Have tariffs been beneficial? Absolutely. The United States added almost 4 GW of solar manufacturing capacity in the past 18 months, essentially doubling capacity to about 8 GW, equivalent to building approximately 32 coal power plants or eight nuclear reactors each year. My company continues to expand and will have almost 2.5 GW of capacity in Ohio by the end of 2021, with the potential for more, which largely hinges on the Biden administration’s policies.
Have tariffs slowed solar growth? No, and in fact, the numbers show new records. The Energy Information Administration forecasts that an aggregate of 13.7 GW of utility-scale solar capacity will be added by the end of 2020, a new annual record that is all the more extraordinary because the United States has bucked a pandemic-driven slowdown that has impacted virtually every other solar market worldwide.
Have tariffs taken away jobs? The Solar Jobs Census shows that the number of installation jobs, which account for about half of all U.S. solar jobs, grew from 129,423 in 2017 to 155,157 in 2019, increasing by 18 percent. The 2020 numbers aren’t in yet, but the combined effects of record utility-scale growth and the pandemic’s impact on residential solar will lead to job data that may or may not be consistent with previous growth.

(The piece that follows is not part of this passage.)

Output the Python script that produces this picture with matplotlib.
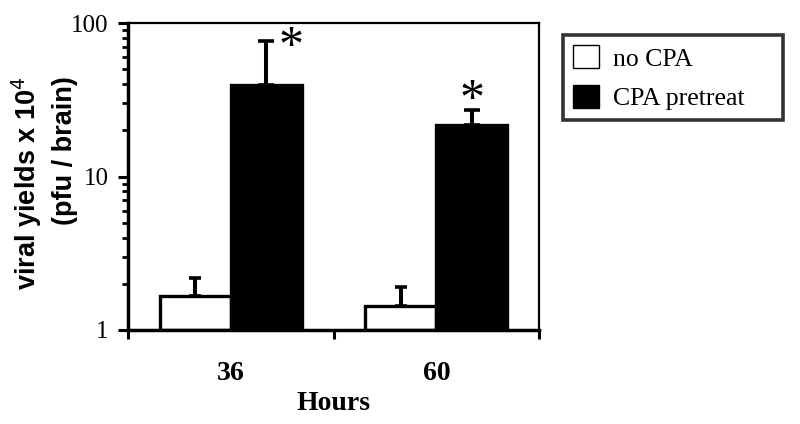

Have tariffs made solar electricity more expensive? It’s important to note that it is now cheaper to build solar power plants, with fixed electricity costs over the 35-40-year life of a plant, than it is to add any other type of generation in many parts of the United States.
That said, the argument that tariffs make solar electricity more expensive is inherently flawed for three reasons. First, you cannot compare solar panel prices in the United States to a market that allows China to dump cheap products unchallenged. Second, solar panels account for less than 20 percent of the levelized cost of electricity of an average utility-scale solar project, a fairly insignificant number in the broader scheme of things. And finally, you cannot ignore the other variables that play into the price of solar electricity, such as labor, finance, land and permitting.
What’s more, there needs to be a balance between cost and securing our national interests. Drawing a parallel with federal regulation of foreign investment in the electricity sector, one could argue that removing the Committee on Foreign Investment in the United States would allow access to cheap financing from China, reducing electricity prices. Yet that’s not something we allow because of its security implications. So why should we allow ourselves to become entirely dependent on an adversarial nation for the solar technology that generates that electricity?
In summary, the issue of safeguard tariffs on cells and panels is substantially more complex than “solar good, tariffs bad.” While solar must play a frontline role in the fight against climate change, it simply cannot come at any cost. And while companies like mine cannot hold China to account, the U.S. government can, and should.
Mark Widmar is the CEO of First Solar Inc., the only American company among the world’s largest solar manufacturers.